* [RECORDS PROVIDED]
>>>>>

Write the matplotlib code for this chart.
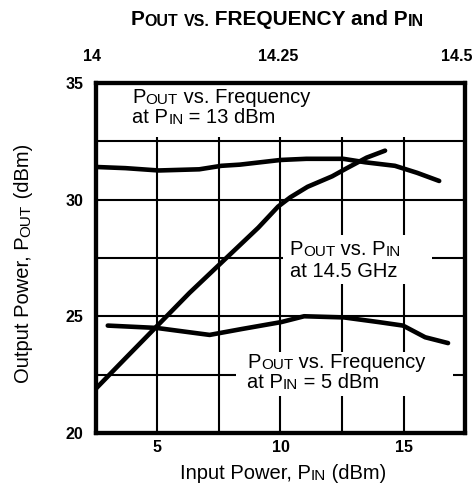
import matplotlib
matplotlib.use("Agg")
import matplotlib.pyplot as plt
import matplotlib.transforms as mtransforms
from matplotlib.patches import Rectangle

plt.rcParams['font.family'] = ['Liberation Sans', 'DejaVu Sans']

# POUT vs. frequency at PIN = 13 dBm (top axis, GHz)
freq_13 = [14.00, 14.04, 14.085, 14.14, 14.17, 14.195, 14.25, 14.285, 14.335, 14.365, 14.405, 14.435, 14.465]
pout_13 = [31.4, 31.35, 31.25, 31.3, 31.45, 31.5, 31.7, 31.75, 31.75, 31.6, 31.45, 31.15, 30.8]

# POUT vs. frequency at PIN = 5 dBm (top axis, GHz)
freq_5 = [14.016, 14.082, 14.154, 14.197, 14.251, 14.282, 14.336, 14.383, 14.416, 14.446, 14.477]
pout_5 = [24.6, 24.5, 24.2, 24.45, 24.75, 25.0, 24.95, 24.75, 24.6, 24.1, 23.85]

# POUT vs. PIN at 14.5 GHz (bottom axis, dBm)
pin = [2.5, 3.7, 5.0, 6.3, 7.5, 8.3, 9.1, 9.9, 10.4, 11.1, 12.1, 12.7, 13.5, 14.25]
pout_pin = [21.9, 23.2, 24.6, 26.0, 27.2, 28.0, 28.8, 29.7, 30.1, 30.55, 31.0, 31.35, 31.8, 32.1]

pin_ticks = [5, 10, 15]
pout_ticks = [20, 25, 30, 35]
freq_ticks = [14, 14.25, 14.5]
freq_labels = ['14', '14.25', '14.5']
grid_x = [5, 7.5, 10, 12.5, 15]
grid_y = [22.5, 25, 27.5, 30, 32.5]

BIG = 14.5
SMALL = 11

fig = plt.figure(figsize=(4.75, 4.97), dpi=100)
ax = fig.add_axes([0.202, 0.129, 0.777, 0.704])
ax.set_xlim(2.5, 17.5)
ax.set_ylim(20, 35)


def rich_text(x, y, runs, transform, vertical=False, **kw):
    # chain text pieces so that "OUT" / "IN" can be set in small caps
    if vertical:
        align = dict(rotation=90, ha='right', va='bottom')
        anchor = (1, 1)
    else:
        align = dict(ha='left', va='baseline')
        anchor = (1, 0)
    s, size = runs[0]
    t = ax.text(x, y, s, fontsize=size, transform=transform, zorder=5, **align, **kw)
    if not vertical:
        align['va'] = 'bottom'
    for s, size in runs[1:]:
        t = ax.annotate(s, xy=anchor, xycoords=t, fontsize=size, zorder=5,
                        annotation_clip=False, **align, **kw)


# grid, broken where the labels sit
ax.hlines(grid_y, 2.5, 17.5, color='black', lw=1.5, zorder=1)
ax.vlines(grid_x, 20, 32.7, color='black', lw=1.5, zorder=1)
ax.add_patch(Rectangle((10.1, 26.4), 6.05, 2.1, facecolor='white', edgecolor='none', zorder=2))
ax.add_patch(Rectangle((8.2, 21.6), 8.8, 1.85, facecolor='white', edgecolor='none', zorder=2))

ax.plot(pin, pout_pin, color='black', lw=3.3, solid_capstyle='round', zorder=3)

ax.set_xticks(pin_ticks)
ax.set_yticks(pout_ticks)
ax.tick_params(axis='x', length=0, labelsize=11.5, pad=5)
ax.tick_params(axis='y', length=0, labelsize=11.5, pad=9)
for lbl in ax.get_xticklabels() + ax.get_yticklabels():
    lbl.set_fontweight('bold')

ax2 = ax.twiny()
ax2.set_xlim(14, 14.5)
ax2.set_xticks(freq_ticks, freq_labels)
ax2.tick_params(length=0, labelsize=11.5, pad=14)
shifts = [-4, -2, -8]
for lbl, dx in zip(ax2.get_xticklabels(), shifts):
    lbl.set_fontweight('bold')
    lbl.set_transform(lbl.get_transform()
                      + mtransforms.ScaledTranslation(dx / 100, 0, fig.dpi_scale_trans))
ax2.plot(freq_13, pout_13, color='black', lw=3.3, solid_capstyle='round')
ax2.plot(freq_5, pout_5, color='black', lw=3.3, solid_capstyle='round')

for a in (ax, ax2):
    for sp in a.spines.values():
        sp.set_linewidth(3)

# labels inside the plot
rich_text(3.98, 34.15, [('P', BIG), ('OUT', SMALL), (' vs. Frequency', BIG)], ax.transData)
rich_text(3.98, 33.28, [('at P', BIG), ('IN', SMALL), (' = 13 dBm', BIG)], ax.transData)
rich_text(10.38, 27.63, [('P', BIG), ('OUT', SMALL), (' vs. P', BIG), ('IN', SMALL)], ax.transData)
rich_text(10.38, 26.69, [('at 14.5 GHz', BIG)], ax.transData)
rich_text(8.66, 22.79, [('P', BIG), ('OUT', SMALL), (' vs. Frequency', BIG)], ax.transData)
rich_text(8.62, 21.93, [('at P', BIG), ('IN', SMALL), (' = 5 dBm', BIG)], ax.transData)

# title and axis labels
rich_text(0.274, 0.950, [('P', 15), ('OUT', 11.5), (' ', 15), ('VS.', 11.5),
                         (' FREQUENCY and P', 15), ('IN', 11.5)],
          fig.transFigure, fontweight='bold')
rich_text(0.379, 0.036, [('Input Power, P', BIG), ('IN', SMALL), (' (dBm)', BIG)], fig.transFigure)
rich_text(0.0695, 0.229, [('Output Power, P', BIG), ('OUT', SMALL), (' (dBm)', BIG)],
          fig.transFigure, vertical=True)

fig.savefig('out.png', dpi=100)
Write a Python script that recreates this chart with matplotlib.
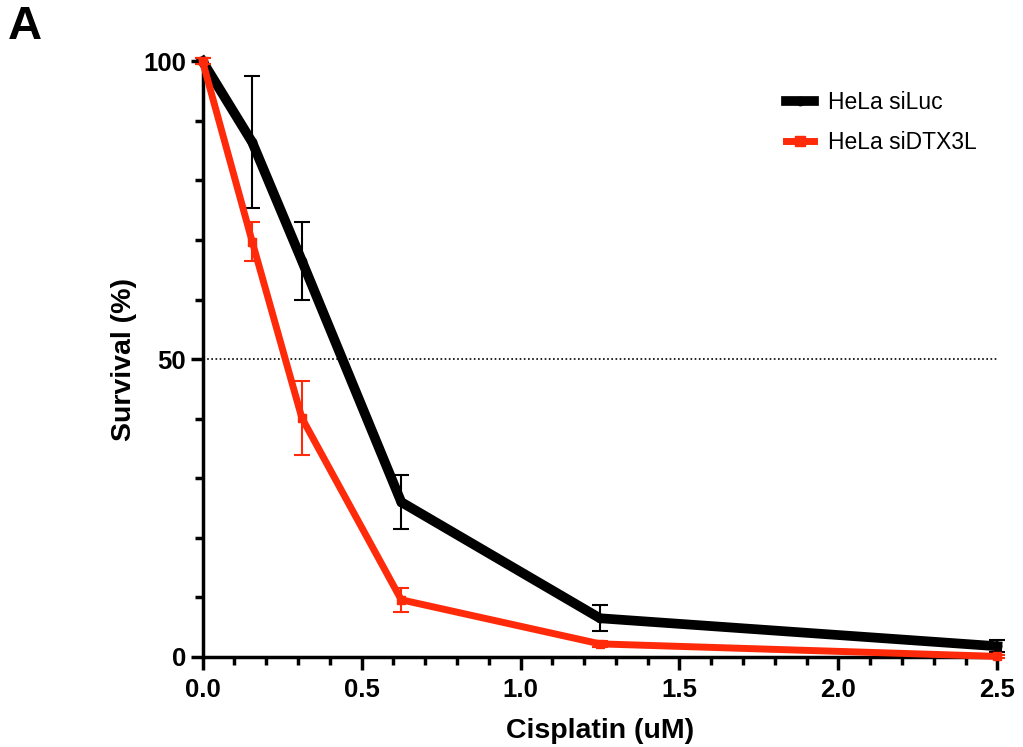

<<<<<
>>>>>

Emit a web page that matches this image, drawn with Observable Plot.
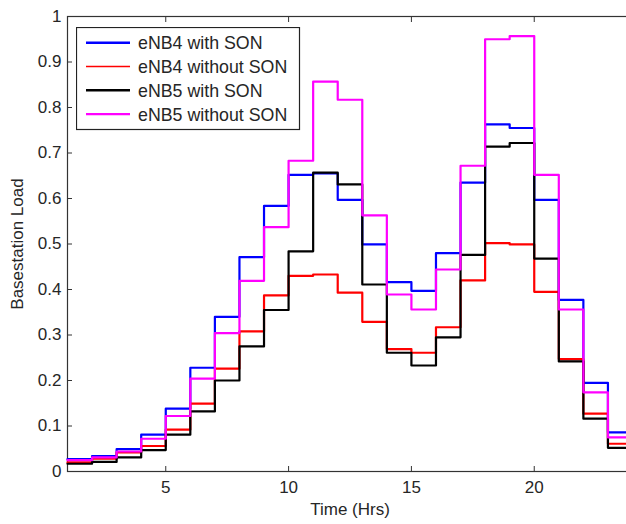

<<<<<
>>>>>

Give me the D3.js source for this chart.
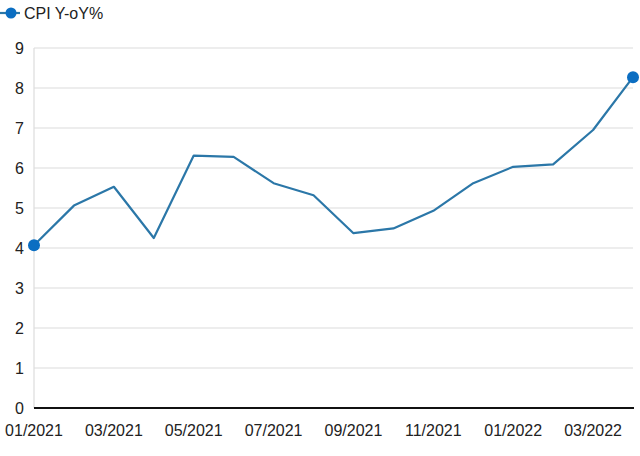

<<<<<

* [WHAT YOU WILL DO] Collect each line of the entries that has the word "chart", copying it in full.

* [RESPONSE TO THE TASK]
Write the matplotlib code for this chart.
Write a Python script that recreates this chart with matplotlib.
Give me the D3.js source for this chart.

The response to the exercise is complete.